--- start SUPPLIED DATA ---

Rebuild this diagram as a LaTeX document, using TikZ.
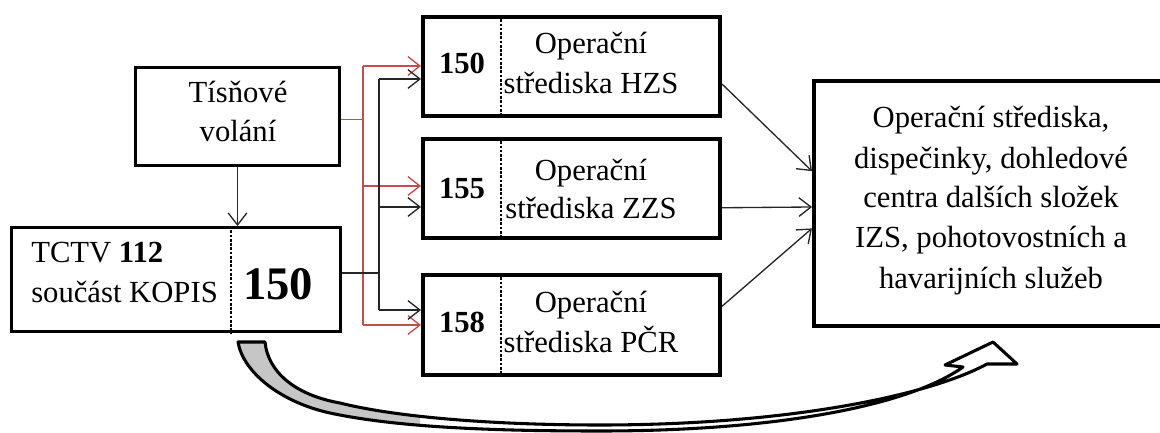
\documentclass[tikz,border=0pt]{standalone}
\usepackage{fontspec}
\setmainfont{Liberation Serif}
\usetikzlibrary{arrows.meta,calc}
\definecolor{wordred}{RGB}{192,80,77}
\begin{document}
\begin{tikzpicture}[x=0.75pt,y=-0.75pt,
  box/.style={draw,line width=2.2pt,rectangle,inner sep=0pt},
  thickbox/.style={draw,line width=3pt,rectangle,inner sep=0pt},
  txt/.style={font=\fontsize{23}{27}\selectfont,inner sep=0pt,anchor=base},
  txtw/.style={font=\fontsize{23}{27}\selectfont,inner sep=0pt,anchor=base west},
  num/.style={font=\fontsize{23}{27}\selectfont\bfseries,inner sep=0pt,anchor=base},
  bignum/.style={font=\fontsize{35}{40}\selectfont\bfseries,inner sep=0pt,anchor=base},
  conn/.style={line width=1pt,black!85},
  redconn/.style={line width=1pt,wordred},
  tip/.style={-{Straight Barb[length=9pt,width=14pt,line width=1pt]}},
  divider/.style={line width=0.8pt,dash pattern=on 2pt off 1.2pt}]
\useasboundingbox (0,0) rectangle (1160,432);

% boxes
\node[box,minimum width=153pt,minimum height=73.5pt] (tis) at (237.5,116.5) {};
\node[box,minimum width=246.75pt,minimum height=78pt] (tctv) at (176,279.5) {};
\node[thickbox,minimum width=222.75pt,minimum height=74.25pt] (hzs) at (571.5,66.5) {};
\node[thickbox,minimum width=222.75pt,minimum height=74.25pt] (zzs) at (571.5,188.5) {};
\node[thickbox,minimum width=222.75pt,minimum height=75pt] (pcr) at (571.5,325) {};
\node[thickbox,minimum width=267pt,minimum height=183.75pt] (big) at (992,203.5) {};

% dividers
\coordinate (dv1) at (231,0);
\coordinate (dv2) at (501,0);
\draw[divider] (dv1 |- tctv.north) -- (dv1 |- tctv.south);
\draw[divider] (dv2 |- hzs.north) -- (dv2 |- hzs.south);
\draw[divider] (dv2 |- zzs.north) -- (dv2 |- zzs.south);
\draw[divider] (dv2 |- pcr.north) -- (dv2 |- pcr.south);

% texts
\node[txt] (t1) at (238,102) {Tísňové};
\node[txt] (t2) at (238,141) {volání};
\node[txtw] (c1) at (31,262) {TCTV \textbf{112}};
\node[txtw] (c2) at (31,302) {součást KOPIS};
\node[bignum] (c3) at (278,299) {150};
\node[num] (h0) at (462,73) {150};
\node[txt] (h1) at (591,53) {Operační};
\node[txt] (h2) at (591,93) {střediska HZS};
\node[num] (z0) at (462,198) {155};
\node[txt] (z1) at (591,180) {Operační};
\node[txt] (z2) at (591,218) {střediska ZZS};
\node[num] (p0) at (462,332) {158};
\node[txt] (p1) at (591,312) {Operační};
\node[txt] (p2) at (591,352) {střediska PČR};
\node[txt] (b1) at (991,127) {Operační střediska,};
\node[txt] (b2) at (991,168) {dispečinky, dohledové};
\node[txt] (b3) at (991,207) {centra dalších složek};
\node[txt] (b4) at (991,247) {IZS, pohotovostních a};
\node[txt] (b5) at (991,288) {havarijních služeb};

% tis -> tctv
\draw[conn,tip] (tis.south) -- (tis.south |- tctv.north);

% red connectors
\coordinate (tisR) at ($(tis.north east)!0.53!(tis.south east)$);
\coordinate (rtop) at (363,66);
\coordinate (rmid) at (363,186);
\coordinate (rbot) at (363,325);
\draw[redconn] (tisR) -- (tisR -| rtop);
\draw[redconn] (rtop) -- (rbot);
\draw[redconn,tip] (rtop) -- (rtop -| hzs.west);
\draw[redconn,tip] (rmid) -- (rmid -| zzs.west);
\draw[redconn,tip] (rbot) -- (rbot -| pcr.west);

% black connectors
\coordinate (ctR) at ($(tctv.north east)!0.44!(tctv.south east)$);
\coordinate (btop) at (379,79);
\coordinate (bmid) at (379,207);
\coordinate (bbot) at (379,310);
\draw[conn] (ctR) -- (ctR -| btop);
\draw[conn] (btop) -- (bbot);
\draw[conn,tip] (btop) -- (btop -| hzs.west);
\draw[conn,tip] (bmid) -- (bmid -| zzs.west);
\draw[conn,tip] (bbot) -- (bbot -| pcr.west);

% to big box
\draw[conn,tip] ($(hzs.north east)!0.67!(hzs.south east)$) -- ($(big.north west)!0.37!(big.south west)$);
\draw[conn,tip] ($(zzs.north east)!0.687!(zzs.south east)$) -- ($(big.north west)!0.514!(big.south west)$);
\draw[conn,tip] ($(pcr.north east)!0.32!(pcr.south east)$) -- ($(big.north west)!0.6!(big.south west)$);

% curved block arrow
\def\bandpath{(238,342) .. controls (243,372) and (280,402) .. (330,413)
  .. controls (400,428) and (500,431) .. (600,431)
  .. controls (780,431) and (910,405) .. (963,367) -- (945,365) -- (993,342)
  -- (1017,364) -- (987,364) .. controls (930,395) and (790,425) .. (600,425)
  .. controls (500,425) and (400,418) .. (340,403)
  .. controls (295,395) and (268,372) .. (265,342) -- cycle}
\fill[white] \bandpath;
\begin{scope}
\clip (0,330) rectangle (420,432);
\fill[gray!45] \bandpath;
\end{scope}
\draw[line width=2.3pt,line join=round] \bandpath;
\end{tikzpicture}
\end{document}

--- end SUPPLIED DATA ---

DESCRIPTION OF THE TASK:
Extract the lines exactly, please: the first line of the listing, the line with "(0,0) rectangle (1160,432);", and every line between them, but no pictures.

THE ANSWER:
Rebuild this diagram as a LaTeX document, using TikZ.
\documentclass[tikz,border=0pt]{standalone}
\usepackage{fontspec}
\setmainfont{Liberation Serif}
\usetikzlibrary{arrows.meta,calc}
\definecolor{wordred}{RGB}{192,80,77}
\begin{document}
\begin{tikzpicture}[x=0.75pt,y=-0.75pt,
  box/.style={draw,line width=2.2pt,rectangle,inner sep=0pt},
  thickbox/.style={draw,line width=3pt,rectangle,inner sep=0pt},
  txt/.style={font=\fontsize{23}{27}\selectfont,inner sep=0pt,anchor=base},
  txtw/.style={font=\fontsize{23}{27}\selectfont,inner sep=0pt,anchor=base west},
  num/.style={font=\fontsize{23}{27}\selectfont\bfseries,inner sep=0pt,anchor=base},
  bignum/.style={font=\fontsize{35}{40}\selectfont\bfseries,inner sep=0pt,anchor=base},
  conn/.style={line width=1pt,black!85},
  redconn/.style={line width=1pt,wordred},
  tip/.style={-{Straight Barb[length=9pt,width=14pt,line width=1pt]}},
  divider/.style={line width=0.8pt,dash pattern=on 2pt off 1.2pt}]
\useasboundingbox (0,0) rectangle (1160,432);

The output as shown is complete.